:: WRITTEN EXERCISE ::
Below are entries. Give back exactly the lines from the one containing "Output the Python" through the one containing "from matplotlib.ticker import", inclusive, without the pictures.

:: PROVIDED ENTRIES ::

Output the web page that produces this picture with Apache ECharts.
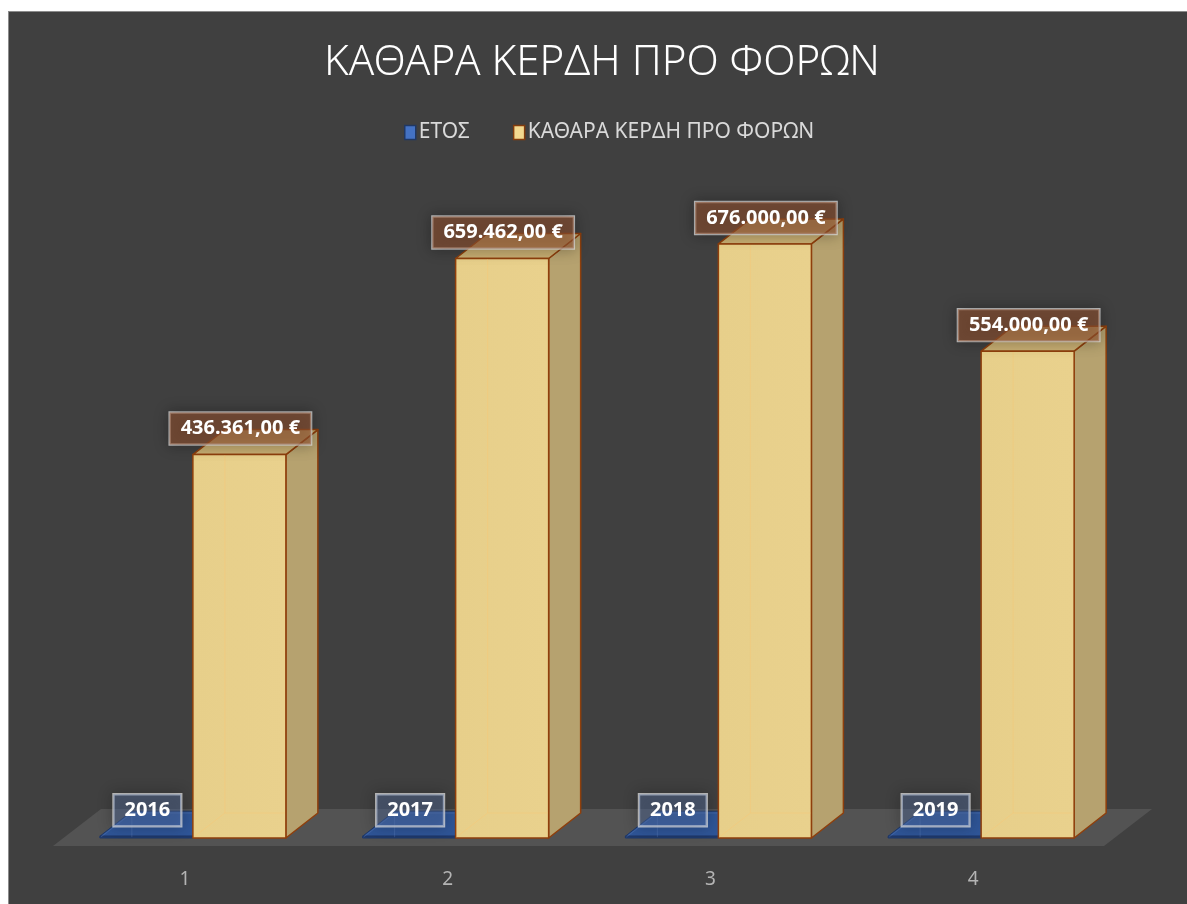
<!DOCTYPE html>
<html>
<head>
<meta charset="utf-8">
<script src="https://cdn.jsdelivr.net/npm/echarts@6/dist/echarts.min.js"></script>
<style>
  html, body { margin: 0; padding: 0; background: #ffffff; }
  #chart {
    position: absolute; left: 8px; top: 11px; width: 1179px; height: 893px;
    box-sizing: border-box; border-left: 1px solid #8c8c8c; border-top: 1px solid #8c8c8c;
    background: #404040;
  }
</style>
</head>
<body>
<div id="chart"></div>
<script>
// Chart data
const titleText = 'ΚΑΘΑΡΑ ΚΕΡΔΗ ΠΡΟ ΦΟΡΩΝ';
const seriesNames = ['ΕΤΟΣ', 'ΚΑΘΑΡΑ ΚΕΡΔΗ ΠΡΟ ΦΟΡΩΝ'];
const categories = ['1', '2', '3', '4'];
const years = [2016, 2017, 2018, 2019];
const profits = [436361, 659462, 676000, 554000];
const valueMin = 0;
const valueMax = 800000;

// Greek-style number format: 436.361,00 €
function euro(v) {
  const parts = v.toFixed(2).split('.');
  const intPart = parts[0].replace(/\B(?=(\d{3})+(?!\d))/g, '.');
  return intPart + ',' + parts[1] + ' €';
}

const FONT = '"Noto Sans", "Open Sans", sans-serif';
const DX = 32, DY = -25;          // bar depth offset (pseudo-3D)
const FLOOR_DX = 48, FLOOR_DY = -37;

const styles = [
  { // years: flat blue plates
    front: '#203c72', side: '#1d3564', top: '#2f5597', edge: '#1f3868',
    hidden: 'rgba(120,150,210,0.25)',
    labelBg: 'rgba(95,125,185,0.35)', text: String
  },
  { // profits: gold columns
    front: { type: 'linear', x: 0, y: 0, x2: 1, y2: 0,
             colorStops: [{ offset: 0, color: '#e7cf8a' }, { offset: 1, color: '#e9d18d' }] },
    side: '#b6a26f', top: '#c7ae72', edge: '#8f3f0c',
    hidden: 'rgba(245,200,120,0.55)',
    labelBg: 'rgba(150,85,50,0.58)', text: euro
  }
];

function makeRender(si) {
  const st = styles[si];
  const side = si === 0 ? -1 : 0;
  return function (params, api) {
    const idx = api.value(0);
    const val = api.value(1);
    const base = api.coord([idx, 0]);
    const topPt = api.coord([idx, val]);
    const band = api.size([1, 0])[0];
    const w = band * 0.354;
    const x0 = base[0] + side * w;
    const x1 = x0 + w;
    const yb = base[1];
    const yt = Math.min(topPt[1], yb - 1.8);
    const lw = si === 0 ? 1 : 1.5;
    const children = [
      { type: 'polygon', shape: { points: [[x1, yt], [x1 + DX, yt + DY], [x1 + DX, yb + DY], [x1, yb]] },
        style: { fill: st.side, stroke: st.edge, lineWidth: lw, lineJoin: 'round' } },
      { type: 'polygon', shape: { points: [[x0, yt], [x0 + DX, yt + DY], [x1 + DX, yt + DY], [x1, yt]] },
        style: { fill: st.top, stroke: st.edge, lineWidth: lw, lineJoin: 'round' } },
      { type: 'polygon', shape: { points: [[x0, yt], [x1, yt], [x1, yb], [x0, yb]] },
        style: { fill: st.front, stroke: st.edge, lineWidth: lw, lineJoin: 'round' } },
      // edges seen through the slightly translucent faces
      { type: 'polyline', shape: { points: [[x0 + 1, yb - 1], [x0 + DX, yb + DY], [x1 - 1, yb + DY]] },
        style: { fill: null, stroke: st.hidden, lineWidth: 1 } },
      { type: 'line', shape: { x1: x0 + DX, y1: yb + DY, x2: x0 + DX, y2: yt + 1 },
        style: { stroke: st.hidden, lineWidth: 1 } },
      { type: 'text', z2: 100,
        x: x0 + w / 2 + 1, y: yt - 26,
        style: {
          text: st.text(val), fill: '#ffffff', font: 'bold 20px ' + FONT,
          align: 'center', verticalAlign: 'middle',
          backgroundColor: st.labelBg, borderColor: 'rgba(230,230,230,0.75)', borderWidth: 1.2,
          padding: [6, 11, 6, 11],
          shadowBlur: 14, shadowColor: 'rgba(0,0,0,0.45)'
        } }
    ];
    return { type: 'group', children: children };
  };
}

// Grey floor under the columns, spanning the plot width
function renderFloor(params) {
  const cs = params.coordSys;
  const fx = cs.x - 8.5, fy = cs.y + cs.height + 8, fw = cs.width;
  return {
    type: 'polygon',
    shape: { points: [[fx, fy], [fx + fw, fy], [fx + fw + FLOOR_DX, fy + FLOOR_DY], [fx + FLOOR_DX, fy + FLOOR_DY]] },
    style: { fill: '#535353' }, silent: true
  };
}

const chart = echarts.init(document.getElementById('chart'), null, { renderer: 'canvas' });
chart.setOption({
  backgroundColor: '#404040',
  animation: false,
  title: {
    text: titleText, left: 315, top: 30, padding: 0,
    textStyle: { color: '#ffffff', fontFamily: FONT, fontWeight: 300, fontSize: 42 }
  },
  legend: {
    top: 110, left: 395, padding: 0,
    icon: 'rect', itemWidth: 11, itemHeight: 14, itemGap: 43,
    textStyle: { color: '#d9d9d9', fontFamily: FONT, fontSize: 21, padding: [0, 0, 0, -2] },
    data: [
      { name: seriesNames[0], itemStyle: { color: '#4472c4', borderColor: '#203864', borderWidth: 1.5 } },
      { name: seriesNames[1], itemStyle: { color: '#f3d98f', borderColor: '#843c0c', borderWidth: 1.5 } }
    ]
  },
  grid: { left: 52.5, right: 74.5, top: 123, bottom: 66, containLabel: false },
  xAxis: {
    type: 'category', data: categories,
    axisLine: { show: false }, axisTick: { show: false },
    axisLabel: { color: '#b4b4b4', fontFamily: FONT, fontSize: 19, margin: 32, padding: [0, 16, 0, 0] }
  },
  yAxis: {
    type: 'value', min: valueMin, max: valueMax, show: false, splitLine: { show: false }
  },
  series: [
    { type: 'custom', name: 'floor', renderItem: renderFloor, data: [[0, 0]], z: 1, silent: true },
    { type: 'custom', name: seriesNames[0], renderItem: makeRender(0), z: 2,
      itemStyle: { color: '#4472c4' },
      encode: { x: 0, y: 1 }, data: years.map((v, i) => [i, v]) },
    { type: 'custom', name: seriesNames[1], renderItem: makeRender(1), z: 3,
      itemStyle: { color: '#f3d98f' },
      encode: { x: 0, y: 1 }, data: profits.map((v, i) => [i, v]) }
  ]
});
</script>
</body>
</html>
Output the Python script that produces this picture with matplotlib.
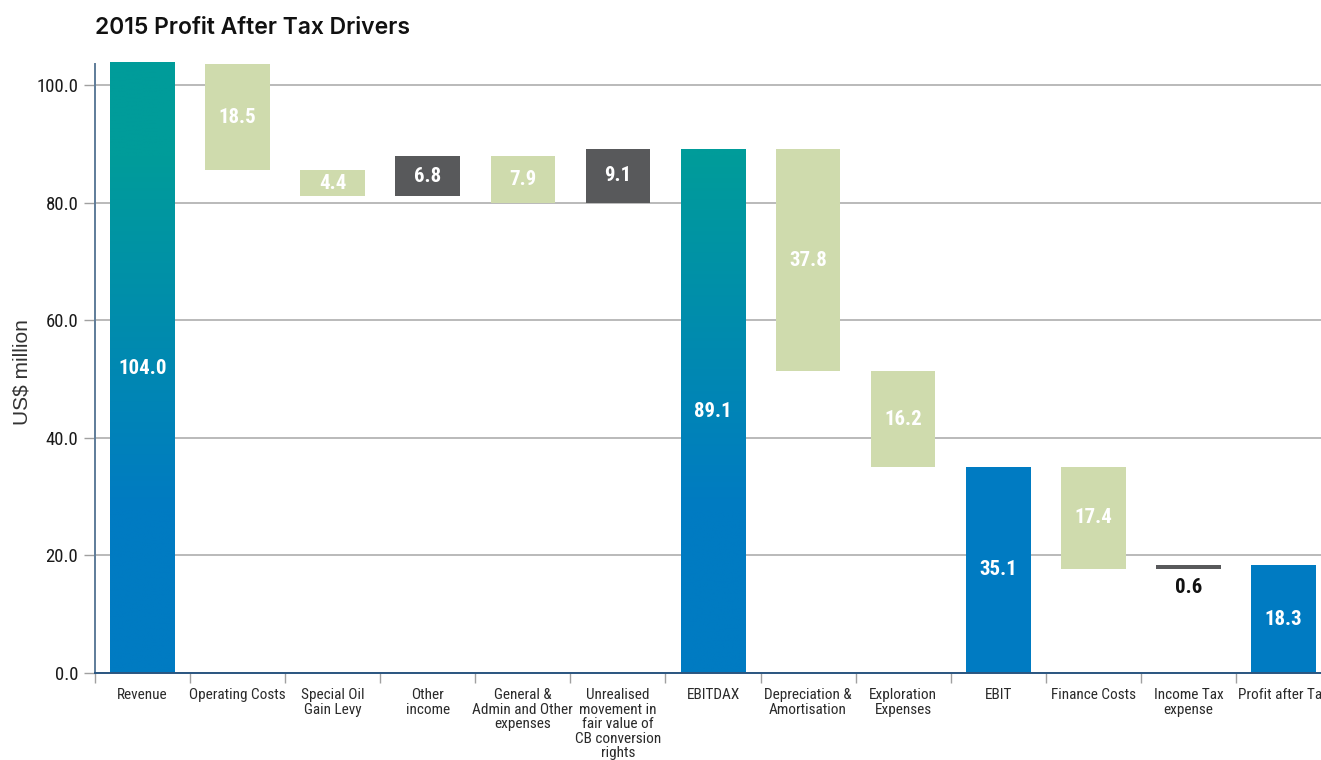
import matplotlib
matplotlib.use("Agg")
import matplotlib.pyplot as plt
import numpy as np
from matplotlib import font_manager
from matplotlib.patches import Rectangle
from matplotlib.ticker import FixedLocator, FuncFormatter

# ---- data ----
categories = ["Revenue", "Operating Costs", "Special Oil\nGain Levy", "Other\nincome",
              "General &\nAdmin and Other\nexpenses",
              "Unrealised\nmovement in\nfair value of\nCB conversion\nrights",
              "EBITDAX", "Depreciation &\nAmortisation", "Exploration\nExpenses", "EBIT",
              "Finance Costs", "Income Tax\nexpense", "Profit after Tax"]
values = [104.0, -18.5, -4.4, 6.8, -7.9, 9.1, 89.1, -37.8, -16.2, 35.1, -17.4, 0.6, 18.3]
kinds = ["total", "change", "change", "change", "change", "change", "total",
         "change", "change", "total", "change", "change", "total"]
gradient_bars = ["Revenue", "EBITDAX"]
yticks = [0, 20, 40, 60, 80, 100]

ents = {}
for f in font_manager.fontManager.ttflist:
    ents.setdefault(f.name, set()).add((f.style, f.weight))


def pick(cands, weights=(400, 700)):
    for c in cands:
        if c in ents:
            ws = {w for s, w in ents[c] if s == "normal"}
            if all(w in ws for w in weights):
                return c
    for c in cands:
        if c in ents:
            return c
    return "DejaVu Sans"


narrow = pick(["Roboto Condensed", "Archivo Narrow", "PT Sans Narrow",
               "IBM Plex Sans Condensed", "Liberation Sans Narrow", "Liberation Sans"])
title_font = pick(["Montserrat", "Inter", "Lato"], weights=(500,))
plain = pick(["Liberation Sans", "Arimo", "DejaVu Sans"])

TEAL = np.array([0x00, 0x9C, 0x9A]) / 255
BLUE = np.array([0x00, 0x7B, 0xC2]) / 255
GREEN = "#CFDBAD"
GRAY = "#58595B"

fig = plt.figure(figsize=(13.21, 7.6), dpi=100)
ax = fig.add_axes([95 / 1321, 1 - 673 / 760, 1236 / 1321, (673 - 64) / 760])
YMAX = 103.6
ax.set_xlim(-0.5, len(categories) - 0.5)
ax.set_ylim(0, YMAX)

width = 0.68
running = 0.0
for i, (cat, v, k) in enumerate(zip(categories, values, kinds)):
    if k == "total":
        bottom, height = 0.0, v
        running = v
        color = tuple(BLUE)
    else:
        bottom = min(running, running + v)
        height = abs(v)
        running += v
        color = GRAY if v > 0 else GREEN
    rect = Rectangle((i - width / 2, bottom), width, height, facecolor=color,
                     edgecolor="none", zorder=3)
    ax.add_patch(rect)
    if cat in gradient_bars:
        ys = np.linspace(0, height, 300)
        t = np.clip((ys - 28) / (88 - 28), 0, 1)[:, None]
        img = (BLUE[None, :] * (1 - t) + TEAL[None, :] * t)[:, None, :]
        im = ax.imshow(img, extent=(i - width / 2, i + width / 2, 0, height),
                       origin="lower", aspect="auto", zorder=3.1, interpolation="bilinear")
        im.set_clip_path(rect)
    top = bottom + height
    if height >= 2:
        yc = (max(bottom, 0) + min(top, YMAX)) / 2
        ax.text(i, yc, f"{abs(v):.1f}", ha="center", va="center", color="white",
                fontsize=15, fontweight="bold", family=narrow, zorder=5)
    else:
        ax.text(i, bottom - 1.6, f"{abs(v):.1f}", ha="center", va="top", color="#111111",
                fontsize=15, fontweight="bold", family=narrow, zorder=5)

ax.set_xlim(-0.5, len(categories) - 0.5)
ax.set_ylim(0, YMAX)

# grid & ticks
ax.yaxis.set_major_locator(FixedLocator(yticks))
ax.yaxis.set_major_formatter(FuncFormatter(lambda y, p: f"{y:.1f}"))
ax.grid(axis="y", color="#B4B4B4", linewidth=1.3, zorder=0)
ax.set_axisbelow(True)
ax.tick_params(axis="y", length=8, width=1.0, color="#A0A0A0", labelsize=13.5, pad=4,
               labelcolor="#1a1a1a")
for lab in ax.get_yticklabels():
    lab.set_family(narrow)

ax.set_xticks(range(len(categories)))
ax.set_xticklabels(categories, fontsize=11, family=narrow, color="#2a2a2a",
                   linespacing=1.05, va="top")
ax.tick_params(axis="x", which="major", length=0, pad=11)
ax.set_xticks(np.arange(-0.5, len(categories) - 0.5, 1.0), minor=True)
ax.tick_params(axis="x", which="minor", length=7, width=1.0, color="#A0A0A0")

for s in ["top", "right"]:
    ax.spines[s].set_visible(False)
ax.spines["left"].set_color("#5E7C99")
ax.spines["left"].set_linewidth(1.4)
ax.spines["bottom"].set_color("#2A5580")
ax.spines["bottom"].set_linewidth(1.4)
ax.spines["left"].set_zorder(6)
ax.spines["bottom"].set_zorder(6)

fig.text(22 / 1321, 1 - 372 / 760, "US$ million", rotation=90, ha="center", va="center",
         fontsize=15, family=plain, color="#333333")
fig.text(95 / 1321, 1 - 28 / 760, "2015 Profit After Tax Drivers", ha="left", va="center",
         fontsize=16.5, fontweight="semibold", family=title_font, color="#111111")

fig.savefig("out.png", dpi=100)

:: CORRECT RESULT ::
Output the Python script that produces this picture with matplotlib.
import matplotlib
matplotlib.use("Agg")
import matplotlib.pyplot as plt
import numpy as np
from matplotlib import font_manager
from matplotlib.patches import Rectangle
from matplotlib.ticker import FixedLocator, FuncFormatter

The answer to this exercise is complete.